Oh, the relief at being rid of him! She felt no more compunction
than if she had brushed off a persistent fly.
Oh
dear. Rather harsh, indeed, but how many times have we all wanted to say
something similar to some clinging bore?! But Coxhead lends the scene greater
depth when, a few pages later, Matthew teases out a bit more compassion from
Agnes—compassion that will undoubtedly be needed in dealing with Margaret
later—and I related even more to her:
"I didn't realise till I'd done it just how young he is. It
was as if I'd hit Adam. He just stood there saying 'You are a frightful woman,'
over and over. He hadn't even words to curse me with."
"Poor young ass. I like to think Adam would have stood up
for himself more efficiently. Perhaps next time callow youth annoys you, you'll
make the necessary allowances."
"I'll try." She sighed. "But you know, one's
always being told to make the necessary allowances for children and the aged.
It's a bit hard if one has to make them for one's contemporaries also. Is
nobody ever to be treated as an equal?"
"You will be safe to make allowances for everybody always."

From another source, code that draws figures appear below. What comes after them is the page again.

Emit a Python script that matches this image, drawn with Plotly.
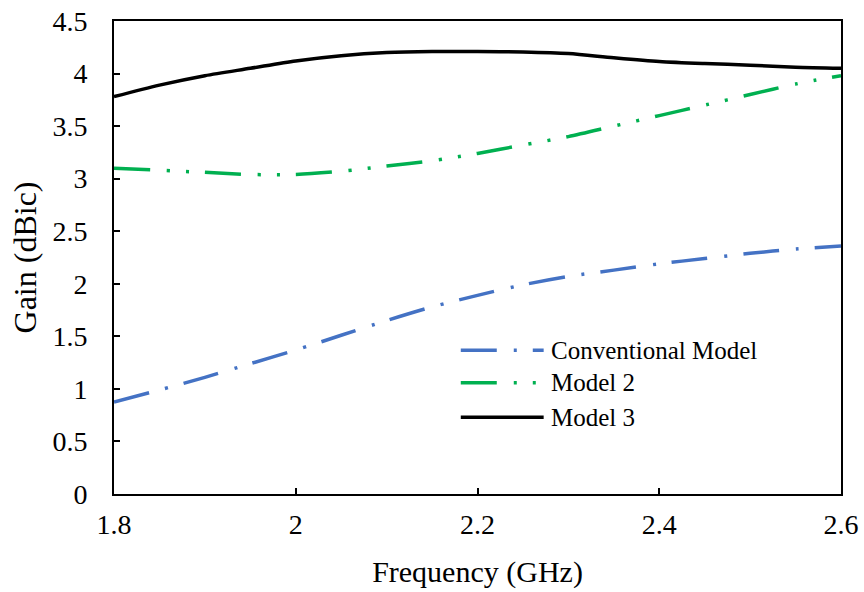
import plotly.graph_objects as go

# Frequency sweep (GHz) and gain (dBic) of the three antenna models
freq = [1.8, 1.85, 1.9, 1.95, 2.0, 2.05, 2.1, 2.15, 2.2, 2.25, 2.3, 2.35, 2.4, 2.45, 2.5, 2.55, 2.6]
gain_conventional = [0.875, 0.99, 1.11, 1.24, 1.37, 1.51, 1.65, 1.78, 1.89, 1.99, 2.07, 2.13, 2.19, 2.24, 2.29, 2.33, 2.36]
gain_model2 = [3.10, 3.08, 3.06, 3.04, 3.04, 3.07, 3.12, 3.17, 3.24, 3.32, 3.40, 3.50, 3.60, 3.70, 3.80, 3.90, 3.98]
gain_model3 = [3.78, 3.89, 3.98, 4.05, 4.12, 4.17, 4.20, 4.21, 4.21, 4.205, 4.19, 4.15, 4.115, 4.095, 4.08, 4.06, 4.05]

series_names = ["Conventional Model", "Model 2", "Model 3"]
x_ticks = [1.8, 2.0, 2.2, 2.4, 2.6]
x_tick_text = ["1.8", "2", "2.2", "2.4", "2.6"]
y_ticks = [0, 0.5, 1, 1.5, 2, 2.5, 3, 3.5, 4, 4.5]
y_tick_text = ["0", "0.5", "1", "1.5", "2", "2.5", "3", "3.5", "4", "4.5"]

FONT = "Liberation Serif, Times New Roman, serif"
BLUE = "#4472C4"
GREEN = "#00B050"
BLACK = "#000000"
DASH_BLUE = "36px,17px,3px,16px"
DASH_GREEN = "36px,17px,3px,16px,3px,16px"

styles = [
    dict(color=BLUE, dash=DASH_BLUE, width=3.5),
    dict(color=GREEN, dash=DASH_GREEN, width=3.5),
    dict(color=BLACK, dash="solid", width=3.5),
]
series = [gain_conventional, gain_model2, gain_model3]

fig = go.Figure()
for name, ys, st in zip(series_names, series, styles):
    fig.add_trace(go.Scatter(
        x=freq, y=ys, mode="lines", name=name, showlegend=False,
        line=dict(color=st["color"], dash=st["dash"], width=st["width"], shape="spline", smoothing=0.8),
    ))

# Legend drawn as line samples with text labels, inside the plot area
leg_x0, leg_x1, leg_tx = 0.477, 0.591, 0.599
leg_rows = [0.304, 0.235, 0.162]
for name, st, ly in zip(series_names, styles, leg_rows):
    fig.add_shape(type="line", xref="paper", yref="paper",
                  x0=leg_x0, x1=leg_x1, y0=ly, y1=ly,
                  line=dict(color=st["color"], dash=st["dash"], width=st["width"]))
    fig.add_annotation(xref="paper", yref="paper", x=leg_tx, y=ly,
                       xanchor="left", yanchor="middle", showarrow=False,
                       text=name, font=dict(family=FONT, size=25, color="#000"))

axis_common = dict(
    showline=True, linecolor="black", linewidth=2, mirror=True,
    ticks="inside", ticklen=6, tickwidth=2, tickcolor="black",
    showgrid=False, zeroline=False, automargin=False,
    tickfont=dict(family=FONT, size=28, color="#000"),
)

fig.update_xaxes(
    range=[1.8, 2.6], tickvals=x_ticks, ticktext=x_tick_text,
    title=dict(text="Frequency (GHz)", font=dict(family=FONT, size=30, color="#000"), standoff=22),
    ticklabelstandoff=4,
    **axis_common,
)
fig.update_yaxes(
    range=[0, 4.5], tickvals=y_ticks, ticktext=y_tick_text,
    title=dict(text="Gain (dBic)", font=dict(family=FONT, size=32, color="#000"), standoff=6),
    ticklabelstandoff=19,
    **axis_common,
)

fig.update_layout(
    width=864, height=592,
    margin=dict(l=114, r=23, t=21, b=98),
    paper_bgcolor="white", plot_bgcolor="white",
    showlegend=False,
)

fig.write_html("out.html")
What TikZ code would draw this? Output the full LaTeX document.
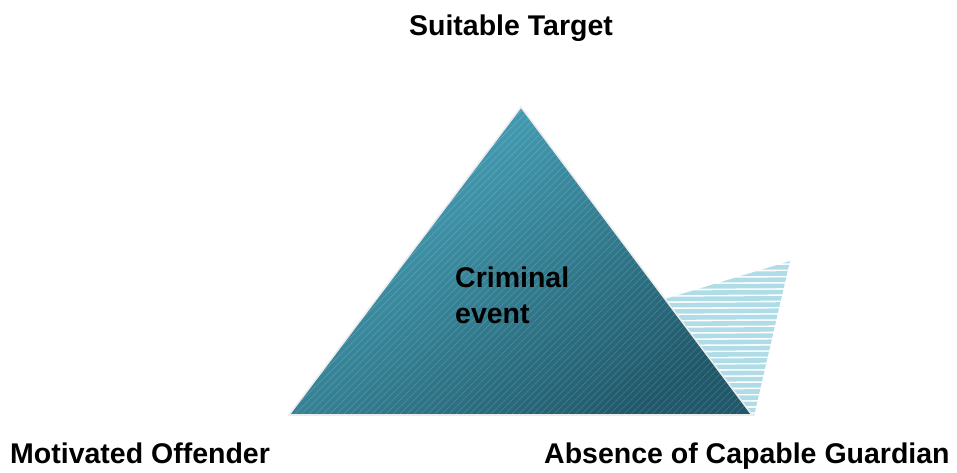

He gave her a sideways grin. "Bit of a tough nut, aren't you, Agnes? I
mean it as a compliment, I rather like tough nuts, in fact I'm a bit of one
myself. But we ought to pay for our privilege by modifying our toughness for
the weaker brethren."
The
wrapping-up of the relationship between Agnes and Margaret, which is also the
conclusion of the novel, is handled in a similar way. Agnes is young and rash,
a bit impatient and intolerant, but she also grows as a character and returns
to her home and school as a more mature, complex young woman.